You set up a blog. Your only motivation is to solve common problems rapidly -
any monetization merely helps offset the costs of web hosting. This is your
hobby, after all.

As time passes, your blog begins to develop its own unique "voice" in your
community - you have a specific set of problems related to your community that
you are very good at solving, and you have built up a significant amount of
reference material that others find very, very helpful when they are starting
out.

When the blog reaches a certain critical mass, you end up with users who are
intimidated by the amount of information on your site. Not everyone has time
to browse through your entire archive, but they still want a decent "baseline"
of expertise to work with.

At this point, enough people will want a printed version of your content that
it wouldn't make sense not to offer it. If the demand for your skill set is
great enough, you could make a career off of it.

Professional writing is paid research, more than anything. Why do you need to
convince people that the research you've already done is worth reading? Why
can't you help people with their own research instead?
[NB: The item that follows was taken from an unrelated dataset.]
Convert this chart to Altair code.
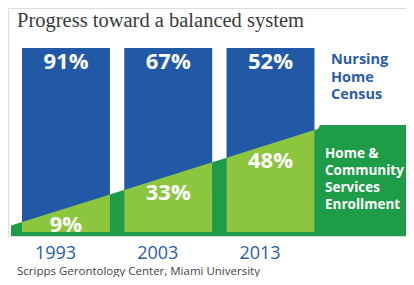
import altair as alt
import pandas as pd
import numpy as np

# ---- data ----
years = [1993, 2003, 2013]
nursing_pct = [91, 67, 52]
home_pct = [9, 33, 48]

# decorative rising band (year position, height in % of bar)
band_years = [1987.62, 2017.65, 2017.84, 2026.25]
band_values = [3.5, 56.0, 58.2, 58.2]

title_text = "Progress toward a balanced system"
source_text = "Scripps Gerontology Center, Miami University"
nursing_label = ["Nursing", "Home", "Census"]
home_label = ["Home &", "Community", "Services", "Enrollment"]

# ---- styling ----
BLUE = "#2159a6"
TEXT_BLUE = "#2a5caa"
DARK_GREEN = "#1e9c48"
LIGHT_GREEN = "#8cc63f"
HALF = 4.3
W, H = 398, 228
X_DOMAIN = [1987.33, 2026.25]
Y_DOMAIN = [-2.17, 121.74]
FONT = "Open Sans"

xs = alt.Scale(domain=X_DOMAIN, nice=False, zero=False)
ys = alt.Scale(domain=Y_DOMAIN, nice=False, zero=False)

bars = pd.DataFrame({"year": years, "nursing": nursing_pct, "home": home_pct,
                     "nl": [f"{v}%" for v in nursing_pct],
                     "hl": [f"{v}%" for v in home_pct]})
bars["left"] = bars["year"] - HALF
bars["right"] = bars["year"] + HALF
bars["line_c"] = np.interp(bars["year"], band_years, band_values)

band = pd.DataFrame({"year": band_years, "v": band_values})

rows = []
for y in years:
    for e in (y - HALF, y + HALF):
        rows.append({"bar": y, "x": e, "v": float(np.interp(e, band_years, band_values))})
inner = pd.DataFrame(rows)

xaxis = alt.Axis(values=years, format="d", domain=False, ticks=False, tickSize=0,
                 grid=False, labelColor=TEXT_BLUE, labelFontSize=18, labelFont=FONT,
                 labelPadding=8, labelOffset=-11, title=None)

dark = alt.Chart(band).mark_area(color=DARK_GREEN).encode(
    x=alt.X("year:Q", scale=xs, axis=xaxis),
    y=alt.Y("v:Q", scale=ys, axis=None, stack=None),
    y2=alt.value(H),
)

blue = alt.Chart(bars).mark_rect(color=BLUE).encode(
    x=alt.X("left:Q", scale=xs),
    x2="right:Q",
    y=alt.datum(100, scale=ys),
    y2=alt.datum(0),
)

light = alt.Chart(inner).mark_area(color=LIGHT_GREEN).encode(
    x=alt.X("x:Q", scale=xs),
    y=alt.Y("v:Q", scale=ys, stack=None),
    y2=alt.datum(0),
    detail="bar:N",
)

top_lbl = alt.Chart(bars).mark_text(color="white", font=FONT, fontWeight="bold",
                                    fontSize=22, baseline="middle", dy=14).encode(
    x=alt.X("year:Q", scale=xs),
    y=alt.datum(100, scale=ys),
    text="nl:N",
)

bot_lbl = alt.Chart(bars).mark_text(color="white", font=FONT, fontWeight="bold",
                                    fontSize=22, baseline="middle", dy=17).encode(
    x=alt.X("year:Q", scale=xs),
    y=alt.Y("line_c:Q", scale=ys),
    text="hl:N",
)

one = pd.DataFrame({"k": [0]})

title = alt.Chart(one).mark_text(font="Liberation Serif", fontSize=20.5, color="#3a3a3a",
                                 align="left", baseline="alphabetic").encode(
    x=alt.value(9), y=alt.value(19), text=alt.value(title_text))

source = alt.Chart(one).mark_text(font=FONT, fontSize=11.5, color="#444444",
                                  align="left", baseline="alphabetic").encode(
    x=alt.value(9), y=alt.value(266.5), text=alt.value(source_text))

nl = alt.Chart(one).mark_text(font=FONT, fontSize=14.5, fontWeight="bold", color=TEXT_BLUE,
                              align="left", baseline="top", lineHeight=17.5).encode(
    x=alt.value(323), y=alt.value(45), text=alt.value(nursing_label))

hl = alt.Chart(one).mark_text(font=FONT, fontSize=13.5, fontWeight="bold", color="white",
                              align="left", baseline="top", lineHeight=17).encode(
    x=alt.value(317), y=alt.value(139), text=alt.value(home_label))

chart = alt.layer(dark, blue, light, top_lbl, bot_lbl, title, source, nl, hl).properties(
    width=W, height=H,
    autosize=alt.AutoSizeParams(type="none"),
    padding={"left": 0, "top": 0, "right": 0, "bottom": 41},
).configure_view(stroke=None).configure(background="white")

chart.save("out.html", embed_options={"renderer": "svg", "actions": False})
Even if your SEO skills are garbage, a basic wordpress install gives Google
more than enough information for people to find you when they need help. You
shouldn't be writing anything that is already available through a Google
search. Why waste your time repeating someone else's work?

If you feel a real need to replace someone else's work, because you feel it
can be done better or more completely, why aren't you talking to this person,
or even actively working with them? If this really is your hobby, and you
really are an expert, why should they feel threatened?

Sorry for the long rant, but I really, really, really find the blogosphere
completely disgusting right now.

There should not be competition among people who are genuinely interested in
the same topic. Especially on the internet - there is just no excuse.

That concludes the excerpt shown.